Es bastante frecuente la similitud entre las resoluciones de organización y amueblamiento que podemos encontrar en moradas de personas con una menor formación académica, si las comparamos con las de otras tituladas universitarias, por poner un ejemplo. Más concretamente, podemos decir que se aprecia un desconocimiento de funciones que son propias de actividades del hogar y se manifiesta la conservación de hábitos familiares, étnicos, de grupo… También se observan carencias orientativas respecto a la funcionalidad de la organización de la vivienda, con confusiones frecuentes entre el ánimo de opulencia, ostentación y apariencia y las necesidades reales de los habitantes, que habrían de ordenarse y resolverse como aspectos prioritarios.
Lo que demuestra lo anterior es que el hecho de saber más de algo (un campo o cultura académica, por ejemplo) no implica saber más de todo. En la utilización de lugares para convivir se evidencian regularmente esas carencias de adaptación espacial y esa falta de aprendizaje de usos propios.

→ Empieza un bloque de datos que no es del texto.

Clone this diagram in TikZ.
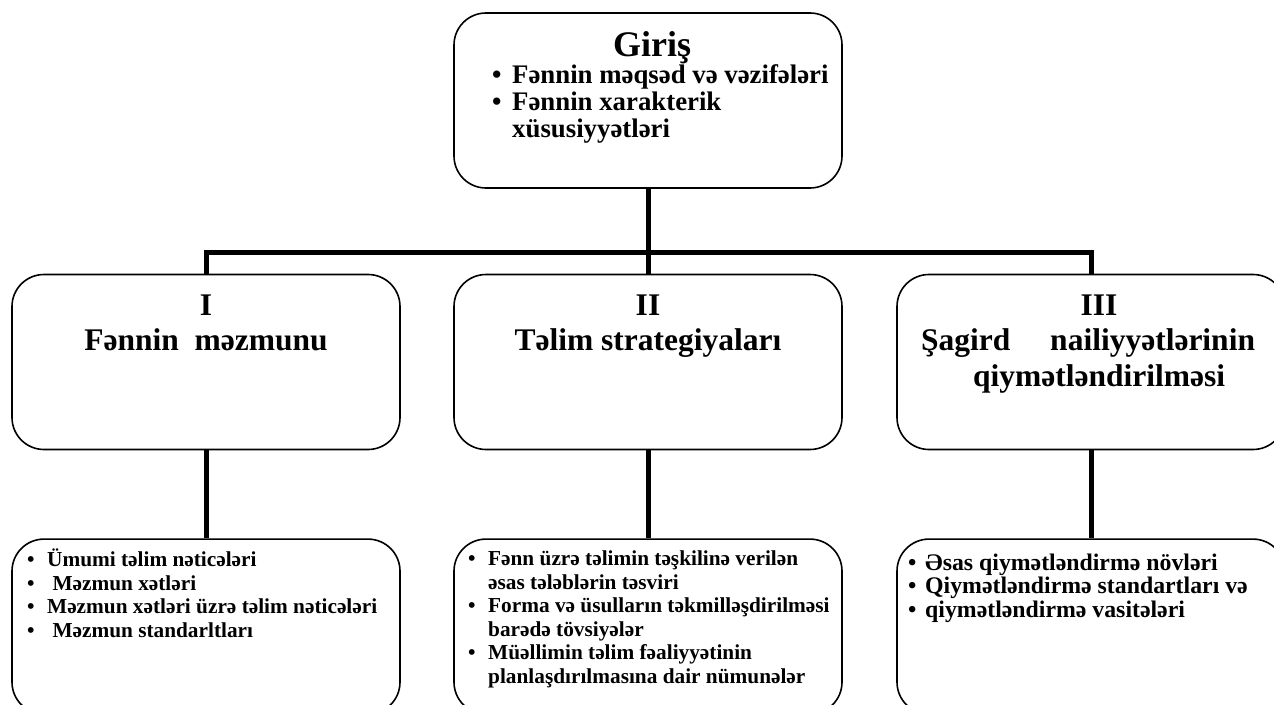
\documentclass[tikz,border=0pt]{standalone}
\usepackage{fontspec}
\setmainfont{Liberation Serif}
\usetikzlibrary{positioning}

\tikzset{
  box/.style={draw, rounded corners=32pt, line width=1.6pt, minimum width=388pt, minimum height=175pt, inner sep=0pt},
  conn/.style={line width=5pt, line join=miter},
  head/.style={align=center, inner sep=0pt, anchor=base, font=\fontsize{31.5}{35}\selectfont\bfseries},
  lst/.style={align=left, inner sep=0pt, anchor=base west, font=\fontsize{21.3}{23.5}\selectfont\bfseries},
}
\newcommand{\itm}{\makebox[20pt][l]{\textbullet}}
\newcommand{\gap}{\hspace*{20pt}}

\begin{document}
\begin{tikzpicture}[x=1pt, y=-1pt]
  \useasboundingbox (0,0) rectangle (1274,704);
  \clip (0,0) rectangle (1274,704);
  % boxes
  \node[box] (intro) at (648,100.5) {};
  \node[box] (sI)   at (206,362) {};
  \node[box] (sII)  at (648,362) {};
  \node[box] (sIII) at (1091,362) {};
  \node[box, below=88pt of sI]   (bI)   {};
  \node[box, below=88pt of sII]  (bII)  {};
  \node[box, below=88pt of sIII] (bIII) {};
  \coordinate (bus) at (648,252);

  % connectors
  \draw[conn] (intro.south) -- (bus);
  \draw[conn] (sI.north) |- (bus) -| (sIII.north);
  \draw[conn] (bus) -- (sII.north);
  \foreach \s/\b in {sI/bI, sII/bII, sIII/bIII}
    \draw[conn] (\s.south) -- (\b.north);

  % texts (base = last line)
  \node[head, font=\fontsize{36}{36}\selectfont\bfseries] (introhead) at (652,56) {Giriş};
  \node[lst, font=\fontsize{26.8}{27}\selectfont\bfseries] (introlist) at (492,137)
    {\itm Fənnin məqsəd və vəzifələri\\ \itm Fənnin xarakterik\\ \gap xüsusiyyətləri};
  \node[head] (headI)   at (206,350)  {I\\ Fənnin\ \ məzmunu};
  \node[head] (headII)  at (648,350)  {II\\ Təlim strategiyaları};
  \node[head, font=\fontsize{31.5}{35.5}\selectfont\bfseries] (headIII) at (1099,386)
    {III\\ Şagird\hspace{40pt}nailiyyətlərinin\hspace*{22pt}\null\\ qiymətləndirilməsi};

  \node[lst] (listI) at (27,637)
    {\itm Ümumi təlim nəticələri\\ \itm\ Məzmun xətləri\\ \itm Məzmun xətləri üzrə təlim nəticələri\\ \itm\ Məzmun standarltları};
  \node[lst] (listII) at (468,683)
    {\itm Fənn üzrə təlimin təşkilinə verilən\\ \gap əsas tələblərin təsviri\\ \itm Forma və üsulların təkmilləşdirilməsi\\ \gap barədə tövsiyələr\\ \itm Müəllimin təlim fəaliyyətinin\\ \gap planlaşdırılmasına dair nümunələr};
  \node[lst, font=\fontsize{23.8}{23.5}\selectfont\bfseries] (listIII) at (908,617)
    {\makebox[17pt][l]{\textbullet}Əsas qiymətləndirmə növləri\\ \makebox[17pt][l]{\textbullet}Qiymətləndirmə standartları və\\ \makebox[17pt][l]{\textbullet}qiymətləndirmə vasitələri};
\end{tikzpicture}
\end{document}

Esto implica que estamos en un camino de largo recorrido en la confrontación entre los intereses económicos de la especulación y las acciones corporativas, la calidad de vida de la población (de toda) y el poder político de las instituciones.
Para superar esta situación es imprescindible elevar la cultura habitacional en general, que habrá de ser desarrollada por equipos pluridisciplinares, procurando el diálogo natural del barrio, de la familia y de cada usuaria, como solución inicial al ajuste de precios y a la calidad de nuestros hogares y demás construcciones de humanidad.